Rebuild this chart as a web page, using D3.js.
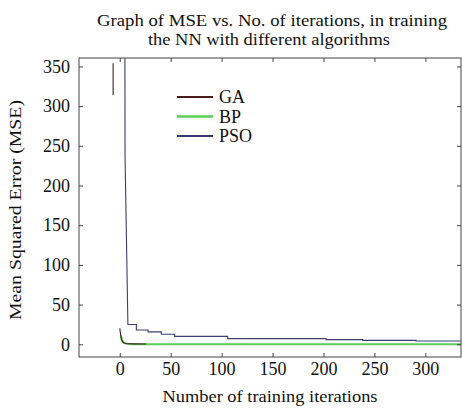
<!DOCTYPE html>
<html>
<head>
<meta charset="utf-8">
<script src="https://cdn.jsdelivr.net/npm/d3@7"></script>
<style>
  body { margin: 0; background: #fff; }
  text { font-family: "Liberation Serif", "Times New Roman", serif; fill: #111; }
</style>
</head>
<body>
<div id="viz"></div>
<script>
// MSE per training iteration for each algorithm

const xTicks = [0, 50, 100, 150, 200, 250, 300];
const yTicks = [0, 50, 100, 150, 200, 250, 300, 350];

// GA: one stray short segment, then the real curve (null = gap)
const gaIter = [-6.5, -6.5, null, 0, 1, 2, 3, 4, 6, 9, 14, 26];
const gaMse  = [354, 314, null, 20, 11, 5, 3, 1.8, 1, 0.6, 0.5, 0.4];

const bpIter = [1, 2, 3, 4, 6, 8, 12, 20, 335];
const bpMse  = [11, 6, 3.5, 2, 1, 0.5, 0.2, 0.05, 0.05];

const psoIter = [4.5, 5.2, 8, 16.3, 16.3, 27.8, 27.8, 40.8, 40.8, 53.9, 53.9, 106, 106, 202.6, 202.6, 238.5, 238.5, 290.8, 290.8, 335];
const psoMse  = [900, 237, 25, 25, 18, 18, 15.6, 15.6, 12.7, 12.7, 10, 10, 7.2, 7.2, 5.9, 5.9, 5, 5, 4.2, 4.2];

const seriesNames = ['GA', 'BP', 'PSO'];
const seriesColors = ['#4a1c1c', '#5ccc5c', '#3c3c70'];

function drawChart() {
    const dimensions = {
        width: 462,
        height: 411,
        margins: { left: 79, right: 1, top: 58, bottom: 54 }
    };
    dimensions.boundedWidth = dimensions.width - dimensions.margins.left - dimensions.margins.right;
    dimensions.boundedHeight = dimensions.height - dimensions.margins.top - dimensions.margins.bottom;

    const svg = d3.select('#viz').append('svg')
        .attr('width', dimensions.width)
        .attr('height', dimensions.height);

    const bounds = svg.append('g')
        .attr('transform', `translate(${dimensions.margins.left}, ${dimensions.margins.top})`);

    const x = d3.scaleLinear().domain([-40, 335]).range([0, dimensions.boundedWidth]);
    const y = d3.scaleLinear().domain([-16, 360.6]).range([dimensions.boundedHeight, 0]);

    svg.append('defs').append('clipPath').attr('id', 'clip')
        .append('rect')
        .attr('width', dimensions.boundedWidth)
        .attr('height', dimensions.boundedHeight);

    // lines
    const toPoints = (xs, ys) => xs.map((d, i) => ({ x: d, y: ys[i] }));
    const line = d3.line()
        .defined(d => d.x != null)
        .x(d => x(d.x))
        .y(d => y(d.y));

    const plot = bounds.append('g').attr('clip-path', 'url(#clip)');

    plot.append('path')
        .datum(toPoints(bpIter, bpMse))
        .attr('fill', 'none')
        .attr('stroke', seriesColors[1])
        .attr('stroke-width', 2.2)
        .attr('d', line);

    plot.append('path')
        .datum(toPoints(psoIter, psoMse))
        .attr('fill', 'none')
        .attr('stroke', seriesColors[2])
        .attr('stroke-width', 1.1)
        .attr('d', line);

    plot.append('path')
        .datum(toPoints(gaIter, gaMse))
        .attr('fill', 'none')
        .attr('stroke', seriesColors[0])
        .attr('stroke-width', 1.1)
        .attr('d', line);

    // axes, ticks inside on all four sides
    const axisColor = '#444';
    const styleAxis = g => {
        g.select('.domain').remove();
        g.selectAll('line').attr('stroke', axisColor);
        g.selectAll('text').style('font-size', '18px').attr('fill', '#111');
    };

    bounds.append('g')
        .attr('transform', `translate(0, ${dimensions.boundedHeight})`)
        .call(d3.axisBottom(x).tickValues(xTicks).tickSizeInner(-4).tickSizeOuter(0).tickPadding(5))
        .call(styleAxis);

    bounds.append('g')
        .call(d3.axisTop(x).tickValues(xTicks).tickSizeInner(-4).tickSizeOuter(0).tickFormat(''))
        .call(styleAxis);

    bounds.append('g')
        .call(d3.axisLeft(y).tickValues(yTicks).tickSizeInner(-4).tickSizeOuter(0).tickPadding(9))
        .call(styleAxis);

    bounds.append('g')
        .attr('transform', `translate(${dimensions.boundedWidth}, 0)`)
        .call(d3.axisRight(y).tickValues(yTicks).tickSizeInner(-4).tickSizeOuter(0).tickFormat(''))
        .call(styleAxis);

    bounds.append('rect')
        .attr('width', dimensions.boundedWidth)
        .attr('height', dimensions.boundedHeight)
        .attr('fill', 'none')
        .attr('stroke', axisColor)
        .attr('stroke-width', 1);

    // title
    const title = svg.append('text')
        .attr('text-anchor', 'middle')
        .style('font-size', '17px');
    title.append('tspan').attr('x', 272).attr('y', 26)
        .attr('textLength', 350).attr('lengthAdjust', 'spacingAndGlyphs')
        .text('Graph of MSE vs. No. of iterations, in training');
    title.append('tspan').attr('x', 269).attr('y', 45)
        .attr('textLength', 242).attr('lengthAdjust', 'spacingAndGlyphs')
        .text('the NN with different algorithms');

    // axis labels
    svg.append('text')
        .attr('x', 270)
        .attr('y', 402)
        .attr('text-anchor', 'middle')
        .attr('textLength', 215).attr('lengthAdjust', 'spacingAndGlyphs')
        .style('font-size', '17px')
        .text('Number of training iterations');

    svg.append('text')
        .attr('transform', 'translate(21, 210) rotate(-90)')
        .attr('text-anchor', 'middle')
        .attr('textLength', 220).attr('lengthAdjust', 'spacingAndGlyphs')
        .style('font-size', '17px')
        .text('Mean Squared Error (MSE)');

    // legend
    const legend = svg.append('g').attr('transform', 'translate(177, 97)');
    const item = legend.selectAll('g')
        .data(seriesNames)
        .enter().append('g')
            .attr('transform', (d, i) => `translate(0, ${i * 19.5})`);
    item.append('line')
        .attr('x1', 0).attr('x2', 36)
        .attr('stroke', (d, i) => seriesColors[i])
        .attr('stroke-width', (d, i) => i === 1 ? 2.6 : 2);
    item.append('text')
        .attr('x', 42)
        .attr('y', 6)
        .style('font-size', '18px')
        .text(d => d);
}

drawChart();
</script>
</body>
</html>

* _YOUR GOAL_: Go from the first line of the data above to the line containing "5, 4.2, 4.2];" and retype exactly those lines, both included, but none of the pictures.

* _FINISHED TASK_:
Rebuild this chart as a web page, using D3.js.
<!DOCTYPE html>
<html>
<head>
<meta charset="utf-8">
<script src="https://cdn.jsdelivr.net/npm/d3@7"></script>
<style>
  body { margin: 0; background: #fff; }
  text { font-family: "Liberation Serif", "Times New Roman", serif; fill: #111; }
</style>
</head>
<body>
<div id="viz"></div>
<script>
// MSE per training iteration for each algorithm

const xTicks = [0, 50, 100, 150, 200, 250, 300];
const yTicks = [0, 50, 100, 150, 200, 250, 300, 350];

// GA: one stray short segment, then the real curve (null = gap)
const gaIter = [-6.5, -6.5, null, 0, 1, 2, 3, 4, 6, 9, 14, 26];
const gaMse  = [354, 314, null, 20, 11, 5, 3, 1.8, 1, 0.6, 0.5, 0.4];

const bpIter = [1, 2, 3, 4, 6, 8, 12, 20, 335];
const bpMse  = [11, 6, 3.5, 2, 1, 0.5, 0.2, 0.05, 0.05];

const psoIter = [4.5, 5.2, 8, 16.3, 16.3, 27.8, 27.8, 40.8, 40.8, 53.9, 53.9, 106, 106, 202.6, 202.6, 238.5, 238.5, 290.8, 290.8, 335];
const psoMse  = [900, 237, 25, 25, 18, 18, 15.6, 15.6, 12.7, 12.7, 10, 10, 7.2, 7.2, 5.9, 5.9, 5, 5, 4.2, 4.2];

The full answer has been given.